Fiction/Nonfiction

Jul 02, 2006 23:43

If I hadn't spent all of my evenings this week doing 20Below work, I would feel a little less mad. It's no surprise that they're having trouble getting new applicants... I mean, shit, I get paid the same amount for about a third of the time and a third of the work for running the sound system at church. I'm just tired of being ripped off is all... If I half-ass anything, everyone will think I suck at drawing, but if I put work into it, I get angry and frustrated because I don't get paid for that. Piss.

And I spent most of today doing washing and ironing so that I can start a new project. I'm disappointed. I like... wanted to get something done today. I was supposed to return some calls, but I realized that I have no idea what my schedule is for next week until tomorrow, so I didn't. And then it hit me that I'm busy again and am having trouble balancing social life and personal time. Again.

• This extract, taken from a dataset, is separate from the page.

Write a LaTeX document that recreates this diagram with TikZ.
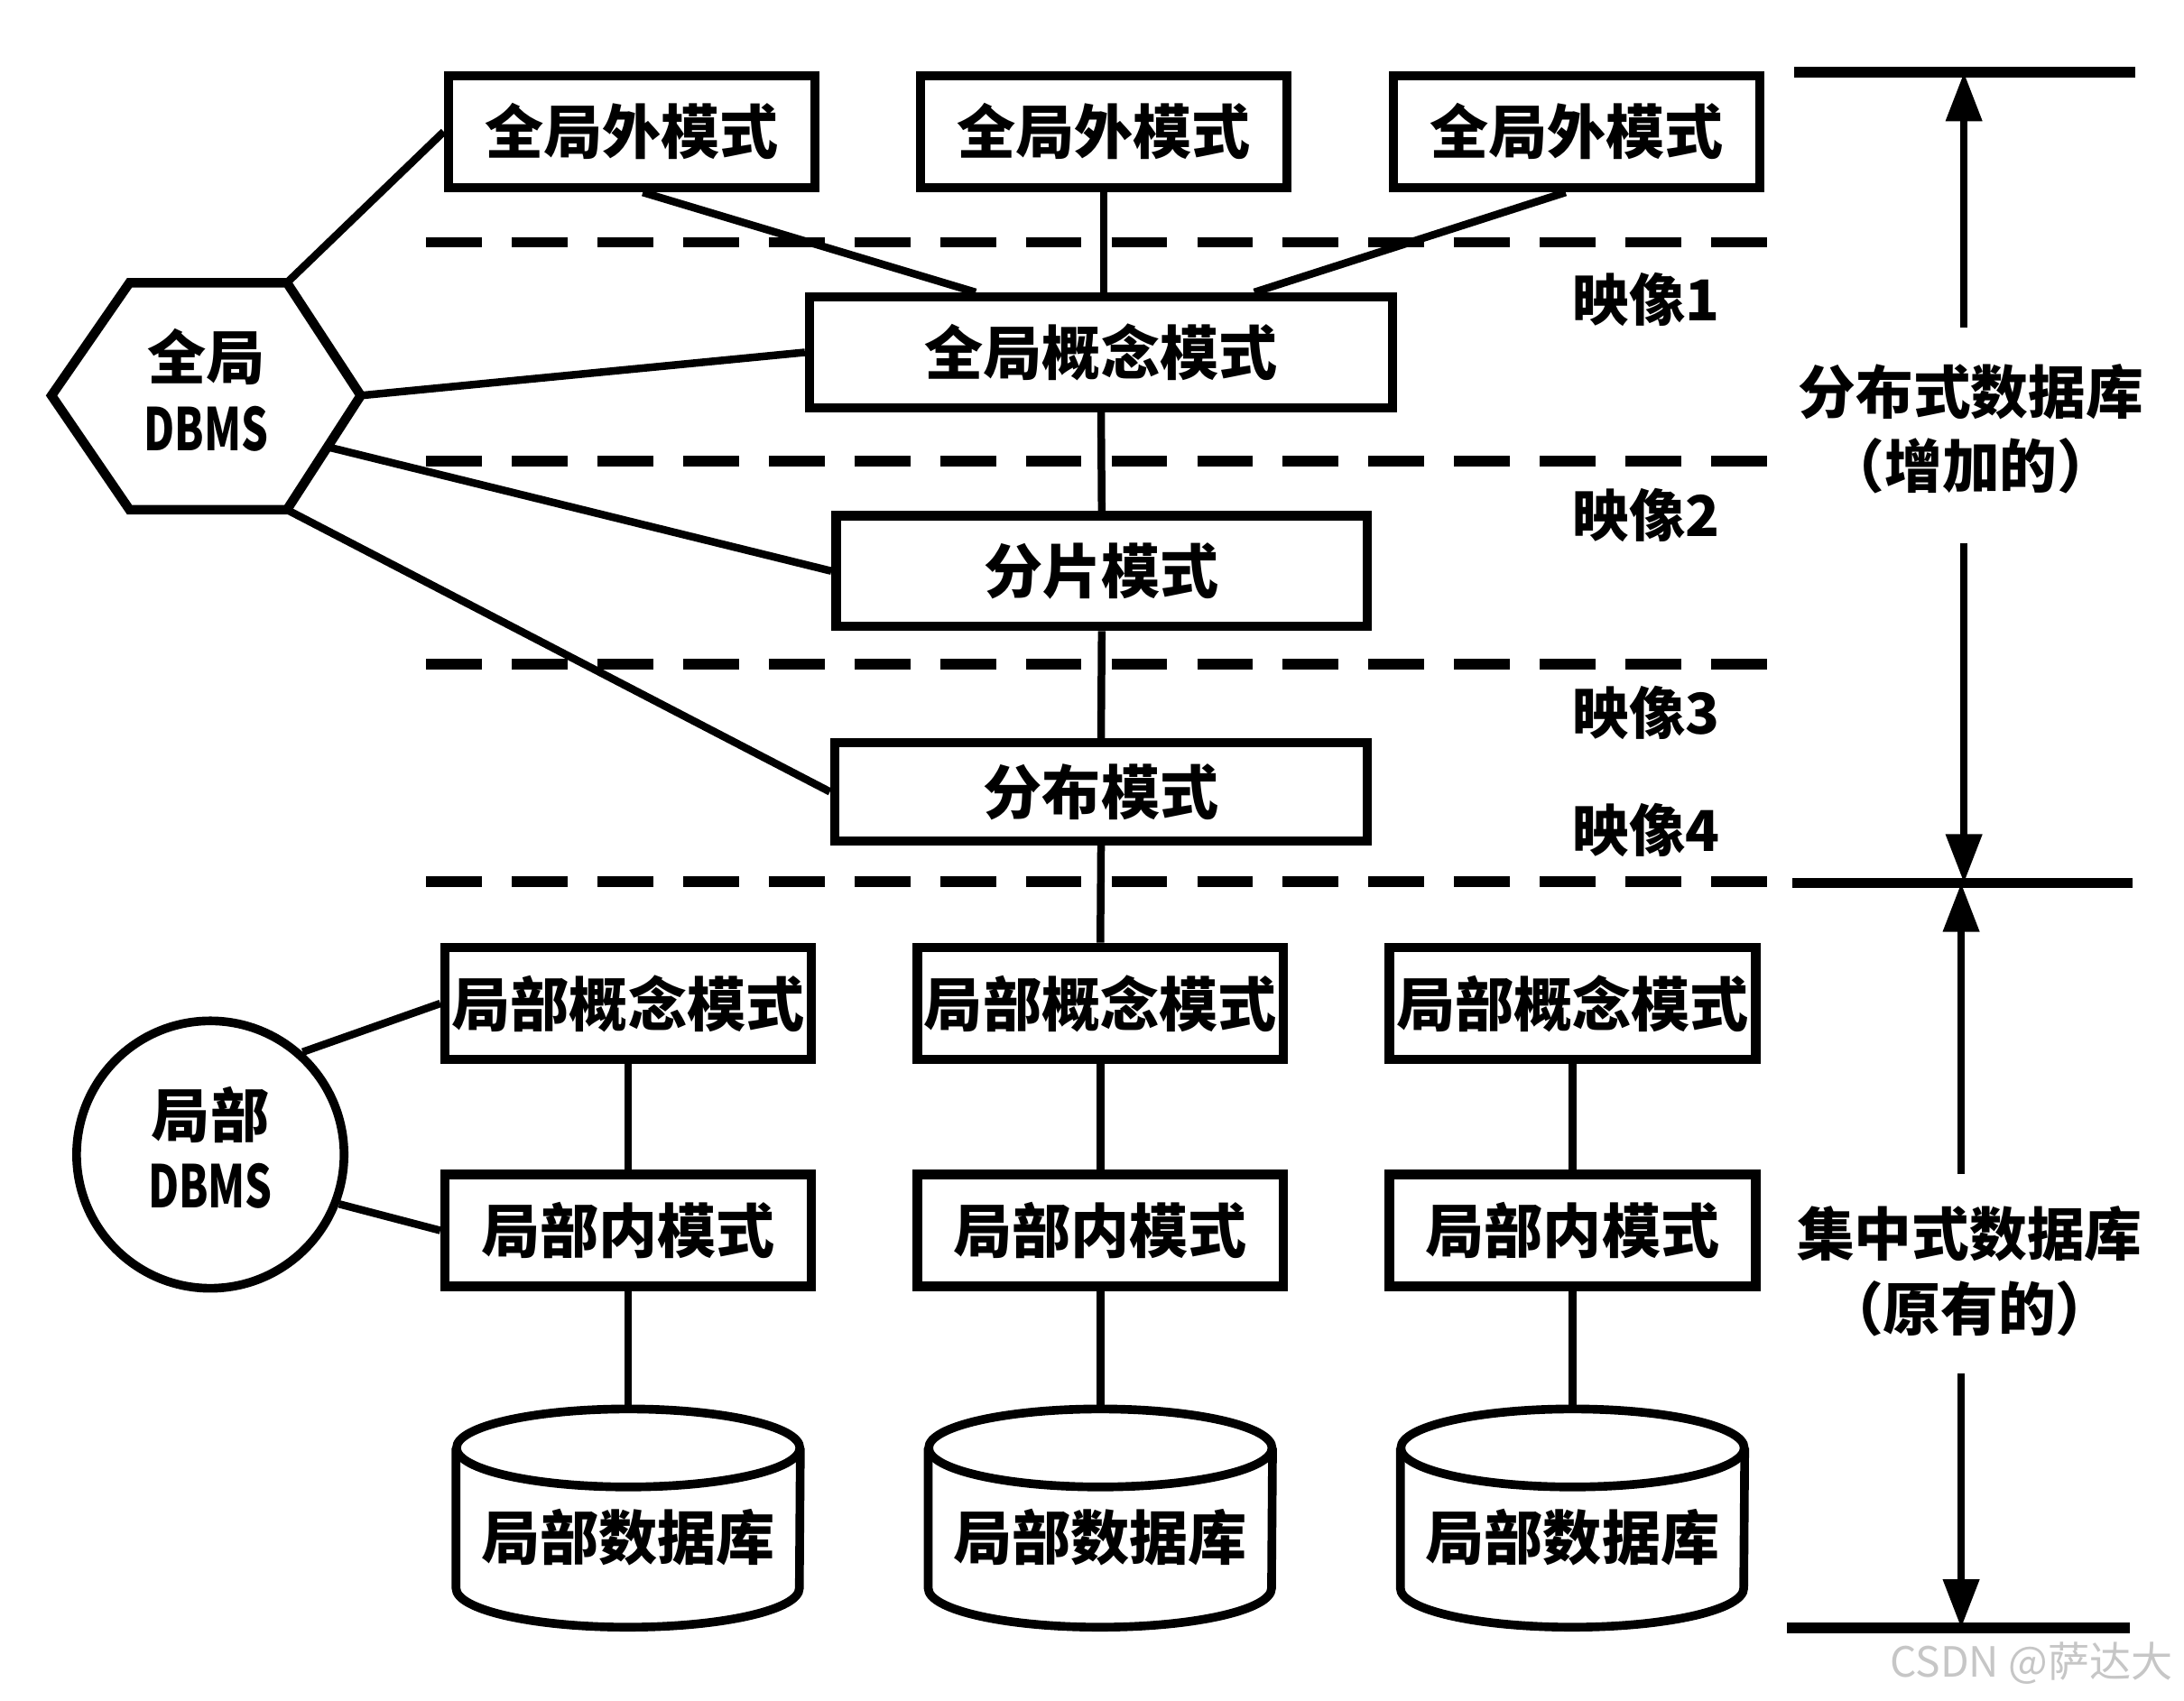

I dreamt I was on the bus and some creepy old man grabbed my pant leg, so I decked him and started pounding his face in, a la Sin City. Then he took of his old man costume and it turned out it was someone I knew, so I apologized for potentially breaking his nose. And then I realized that I wasn't sorry because he had still tried to grab my ass. And it made me mad.
...I can't figure out what it means. No matter. I have to go finish my shit illustration job. All I can say is that life sure as fuck had better improve.